Along the way, I developed the ability to listen without judgment to someone’s point of view and ask open-ended questions that helped me understand where they were coming from. 

Doing so develops your empathy skills, which, years later, helped our unit motivate a large insurgent group in Afghanistan to stop fighting and become allies. 

Those skills proved vital when I participated in unofficial meetings with Taliban representatives in 2017-8, resulting in the group writing an open letter to the American people requesting peace talks.

I wonder how differently I would have developed had I accepted loads of unsolicited career advice to avoid teaching at West Point and do what everyone else was doing.  

Taking off the Body Armor

I worry about the trend where people seek safety by bubble-wrapping themselves in their comfort zones. 

Like attracts like, and people naturally gravitate toward others who look, think, and act like them, creating comfort zones that can become exclusionary, even hostile, echo chambers.

Listening to new ideas and ones you disagree with takes courage; screaming at people from inside your comfort zone does not. 

Building bridges with people who look, act, and think differently than you do takes courage; fortifying your bubble wrap does not.

Joey Hutto, a captain during our 2007-8 deployment to Afghanistan, exemplified courage when he accepted a dinner invitation from village elders who’d been supporting the insurgents. Joey removed his helmet and body armor, handed his weapons over to his patrol, and walked with his interpreter into the home.

We were new to the area.

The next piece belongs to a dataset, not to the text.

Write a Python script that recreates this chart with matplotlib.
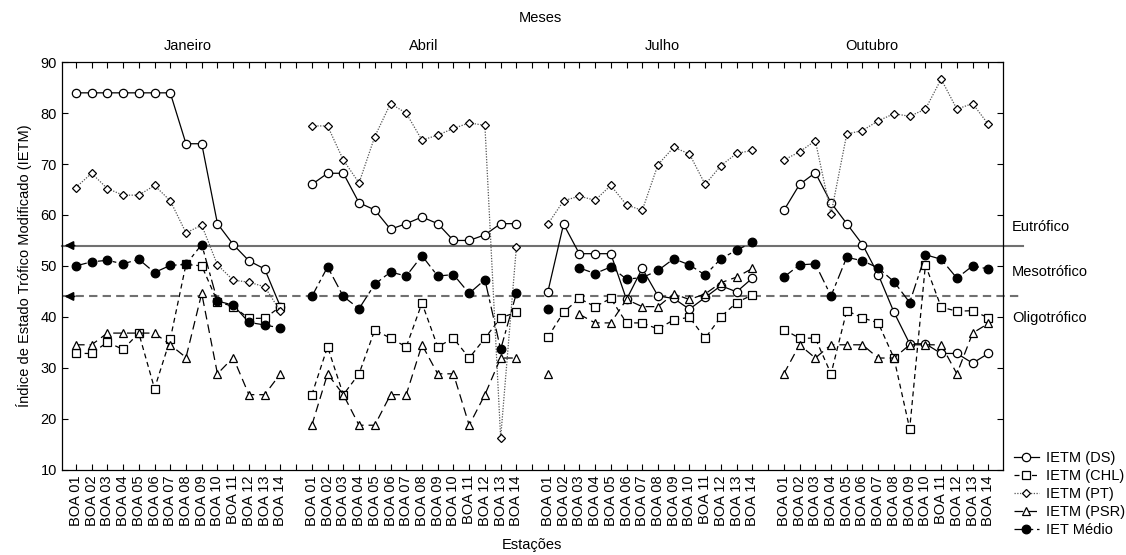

The elders told Joey why ninety-five percent of the people were fighting us: years of civilian casualties and government corruption convinced them that the insurgents were the lesser of two evils. 

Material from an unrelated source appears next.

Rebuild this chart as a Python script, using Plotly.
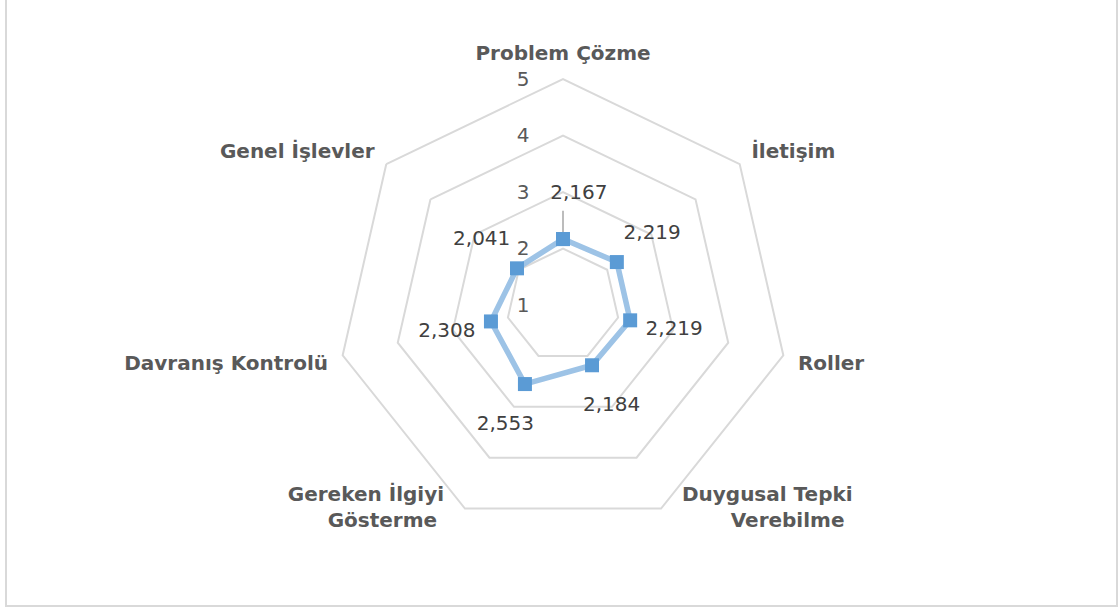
import plotly.graph_objects as go

categories = ["Problem Çözme", "İletişim", "Roller", "Duygusal Tepki<br>Verebilme",
              "Gereken İlgiyi<br>Gösterme", "Davranış Kontrolü", "Genel İşlevler"]
values = [2.167, 2.219, 2.219, 2.184, 2.553, 2.308, 2.041]
value_labels = ["\u00a0\u00a0\u00a0\u00a0\u00a02,167", "2,219", "2,219", "2,184", "2,553", "2,308", "2,041"]
radial_ticks = [1, 2, 3, 4, 5]
R_MAX = 5

LABEL_OFFSET = 0.8  # radial offset (in axis units) of the data labels

cat_bold = ["<b>%s</b>" % c for c in categories]
FONT = "DejaVu Sans, Open Sans, sans-serif"
NB = "\u00a0"

# the two bottom categories get their labels beside the vertex (as in Excel)
side_idx = [3, 4]
side_pos = ["middle right", "middle left"]
# (leading pad, trailing pad) per line, in non-breaking spaces, to mimic Excel's centred lines
side_pads = [[(3, 0), (10, 0)], [(0, 3), (0, 4)]]
side_text = []
for i, pads in zip(side_idx, side_pads):
    lines = categories[i].split("<br>")
    side_text.append("<br>".join("<b>%s%s%s</b>" % (NB * a, ln, NB * b)
                                 for ln, (a, b) in zip(lines, pads)))
tick_text = ["" if i in side_idx else c for i, c in enumerate(cat_bold)]

fig = go.Figure()
# leader line for the first label
fig.add_trace(go.Scatterpolar(
    r=[values[0] + 0.12, values[0] + 0.5],
    theta=[cat_bold[0], cat_bold[0]],
    mode="lines",
    line=dict(color="#A6A6A6", width=1.5),
    hoverinfo="skip", showlegend=False,
))
fig.add_trace(go.Scatterpolar(
    r=values + [values[0]],
    theta=cat_bold + [cat_bold[0]],
    mode="lines+markers",
    line=dict(color="#9DC3E6", width=5.5),
    marker=dict(symbol="square", size=14, color="#5B9BD5"),
    hoverinfo="skip",
    showlegend=False,
))
fig.add_trace(go.Scatterpolar(
    r=[v + LABEL_OFFSET for v in values],
    theta=cat_bold,
    mode="text",
    text=value_labels,
    textposition="middle center",
    textfont=dict(family=FONT, size=20, color="#404040"),
    hoverinfo="skip",
    showlegend=False,
))
fig.add_trace(go.Scatterpolar(
    r=[R_MAX for _ in side_idx],
    theta=[cat_bold[i] for i in side_idx],
    mode="text",
    text=side_text,
    textposition=side_pos,
    textfont=dict(family=FONT, size=20, color="#595959"),
    cliponaxis=False,
    hoverinfo="skip",
    showlegend=False,
))

fig.update_layout(
    width=1120, height=609,
    margin=dict(l=0, r=0, t=0, b=0),
    paper_bgcolor="white",
    plot_bgcolor="white",
    showlegend=False,
    polar=dict(
        domain=dict(x=[337 / 1120, 789 / 1120], y=[78 / 609, 530 / 609]),
        bgcolor="white",
        gridshape="linear",
        radialaxis=dict(
            range=[1, R_MAX],
            tickvals=radial_ticks,
            ticktext=[str(t) for t in radial_ticks],
            angle=90,
            tickangle=90,
            side="counterclockwise",
            showline=False,
            ticks="outside",
            ticklen=26,
            tickcolor="rgba(0,0,0,0)",
            gridcolor="#D9D9D9",
            gridwidth=2,
            tickfont=dict(family=FONT, size=20, color="#595959"),
        ),
        angularaxis=dict(
            direction="clockwise",
            rotation=90,
            tickmode="array",
            tickvals=cat_bold,
            ticktext=tick_text,
            showgrid=False,
            showline=True,
            linecolor="#D9D9D9",
            linewidth=2,
            ticks="outside",
            ticklen=10,
            tickcolor="rgba(0,0,0,0)",
            tickfont=dict(family=FONT, size=20, color="#595959"),
        ),
    ),
    shapes=[dict(type="rect", xref="paper", yref="paper",
                 x0=6 / 1120, x1=1117 / 1120, y0=3 / 609, y1=1.02,
                 line=dict(color="#D9D9D9", width=2))],
)

fig.write_html("out.html", config={"displayModeBar": False},
               post_script="document.body.style.margin='0';")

Joey listened to their point of view and asked follow-up questions so they knew he understood their message. “We cannot change the past,” he said. “But we can find ways to fix these problems and work together for a better future.” 

And they did.

Transcending Comfort

Strengthening your self-awareness and committing to growth are a good places to start if you want to become an ever-better version of yourself.

Knowing yourself, learning how others see you, and understanding what others need from you helps you approach people and situations with an open mind. This allows you to combat comfort zones that limit your exposure to new ideas and experiences. 

Chris Kolenda: Is it time to dismantle your DEI and ERG programs

Self-aware people recognize that growth requires entering their discomfort zones. Having guides (mentors, coaches, advisers, friends, etc.) to help you through vulnerability turns your discomfort into your growth zone. 

That successful journey leads to your transcendent zone, creating a new comfort zone for growing beyond.

Are you transcending or entrenching your comfort zone? 

  • When was the last time someone disagreed with you? 
  • How did you respond?

If your direct reports do not flag problems, offer new ideas, and try new things several times per week, you’re probably sending signals that you don’t brook disagreement. 


Employees may believe you lack of curiosity, react poorly when someone disagrees with you, or punish those who take a risk and fall short. Either way, people will self-censor, and you and your company won’t grow to new heights.